Her sleep patterns changed. She lost her appetite, and she never left the house. With the only energy she had left, Farai cried out to a God she wasn’t sure existed.
“A Man I Can Obey”
Months passed. A childhood friend asked Farai to sneak out of her house to watch a movie at church. Excitement swelled within her, and she gladly agreed, making the first decision on her own since her wedding.
The movie and brochures passed out at the event spoke to her, so she determined to return to the church on Sunday. There the preaching touched something in her spirit, and a joy she had never known enveloped her. She learned that there is a God who loves her and could set her free.
In the next few weeks, Farai gave her life to Jesus. She was glad to follow someone who wanted to help her, not totally control her. “This is a man I can obey. If I mess up, He will still love me,” she thought.
When her parents noticed her out and about more, they asked the reason for the change. She announced that she was going to church. Angered, they hired a marabout, a holy man believed to have supernatural powers. He concocted “medicine” to put in her food and water. They hoped it would make her mentally or physically sick enough to deny Jesus and return to the ways of her family.
Before each mouthful, Farai prayed. God answered her prayers. He kept her healthy and even gave her greater strength. Feeling renewed, she determined to leave her husband and one day walked out of her house for the last time, or so she thought.
Farai had not been gone for 30 minutes when her husband approached her from behind. When she turned around, Wambua waved a knife in her face. Because she had been disobedient, she deserved to die.
“Jesus!” she shouted. Miraculously and without another word, Wambua did an about-face and walked away.
Several days after this incident, Wambua became seriously ill. Neither traditional medicine nor medical doctors were able to give him any relief. Farai offered to take him to the church for prayer. He agreed.
The pastor anointed Wambua with oil, and the congregation prayed for his complete healing in the name of Jesus. Worship filled the room. A warmth penetrated Wambua’s entire being as he watched the smiling faces. His sickness left, and the pain ceased. He joined a group who danced with his wife. After the rejoicing, he surrendered his own life to Christ.

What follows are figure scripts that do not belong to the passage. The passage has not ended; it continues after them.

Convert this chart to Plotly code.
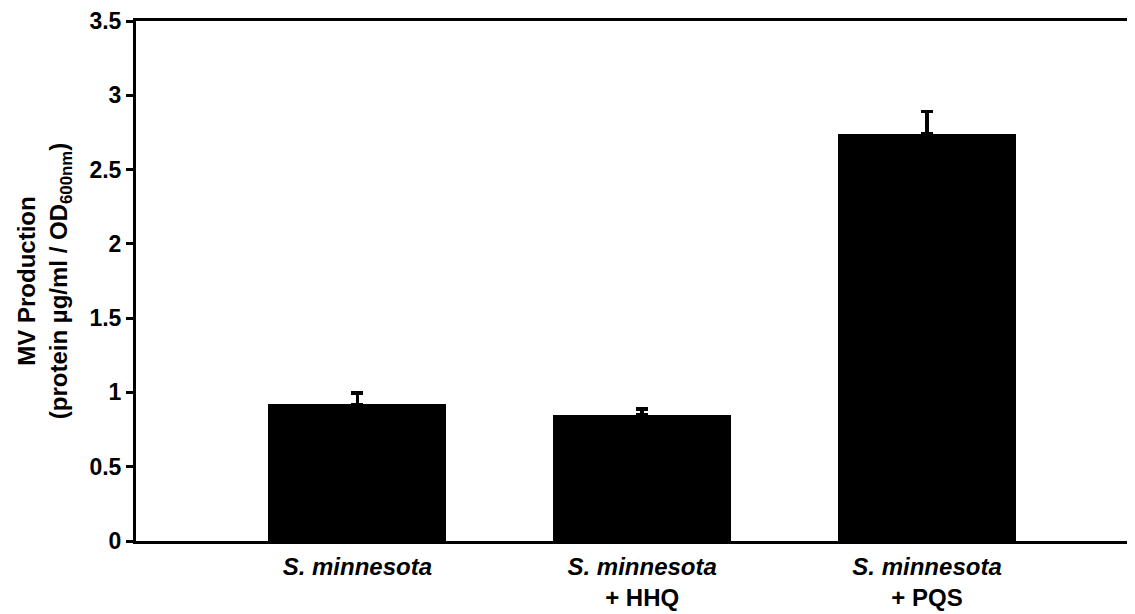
import plotly.graph_objects as go

categories = ["<i>S. minnesota</i>", "<i>S. minnesota</i><br>+ HHQ", "<i>S. minnesota</i><br>+ PQS"]
values = [0.92, 0.85, 2.74]
errors = [0.075, 0.04, 0.15]
y_ticks = [0, 0.5, 1, 1.5, 2, 2.5, 3, 3.5]
y_tick_labels = ["0", "0.5", "1", "1.5", "2", "2.5", "3", "3.5"]

FONT = "Arial, Liberation Sans, sans-serif"

fig = go.Figure()
fig.add_trace(go.Bar(
    x=[0, 1, 2], y=values, width=0.625,
    marker=dict(color="black", line=dict(width=0)),
    error_y=dict(type="data", symmetric=False, array=errors, arrayminus=[0, 0, 0],
                 color="black", thickness=3.5, width=6),
))

fig.update_layout(
    template="none",
    width=1127, height=606,
    margin=dict(l=128, r=0, t=13, b=73, autoexpand=False),
    plot_bgcolor="white", paper_bgcolor="white",
    showlegend=False,
    font=dict(family=FONT, color="black"),
    bargap=0,
)
fig.update_xaxes(
    automargin=False,
    range=[-0.777, 2.73],
    tickmode="array", tickvals=[0, 1, 2], ticktext=categories,
    tickfont=dict(size=24, family=FONT, weight="bold"),
    ticks="", showline=True, linecolor="black", linewidth=3, mirror=True,
    showgrid=False, zeroline=False, ticklabelstandoff=2,
)
fig.update_yaxes(
    automargin=False,
    range=[0, 3.5],
    tickmode="array", tickvals=y_ticks, ticktext=y_tick_labels,
    tickfont=dict(size=23, family=FONT, weight="bold"),
    ticks="outside", ticklen=7, tickwidth=3, tickcolor="black",
    showline=True, linecolor="black", linewidth=3,
    showgrid=False, zeroline=False, ticklabeloverflow="allow",
    title=dict(text="MV Production<br>(protein µg/ml / OD<sub>600nm</sub>)",
               font=dict(size=24, family=FONT, weight="bold"), standoff=16),
)

fig.write_html("out.html")
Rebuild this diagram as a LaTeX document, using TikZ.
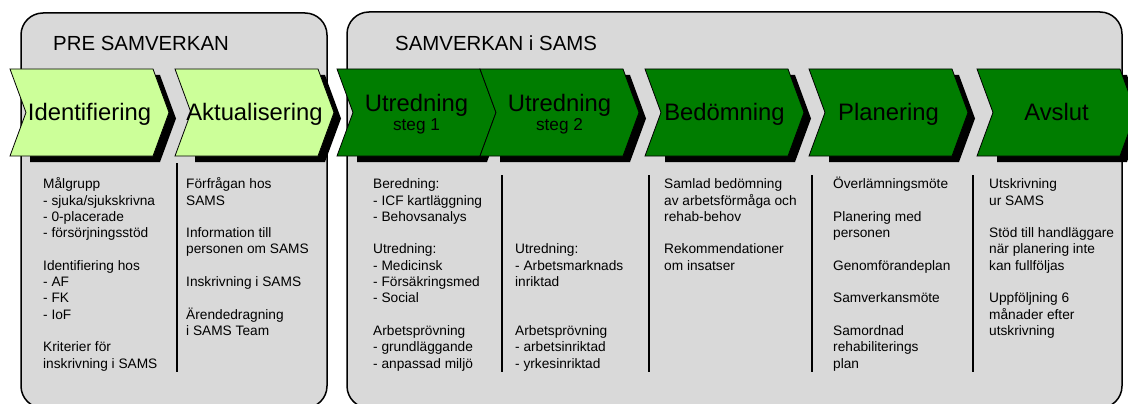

Today, Wambua is a genuine Christian, and he and Farai serve the Lord together. As he follows and obeys Jesus, Farai gladly follows and obeys her husband. She also has made peace with her family, and a nephew and two cousins are now believers. Farai’s example demonstrates how a prayerful, reverent attitude toward a spouse can open the door to the transforming power of the Holy Spirit in a marriage and a family.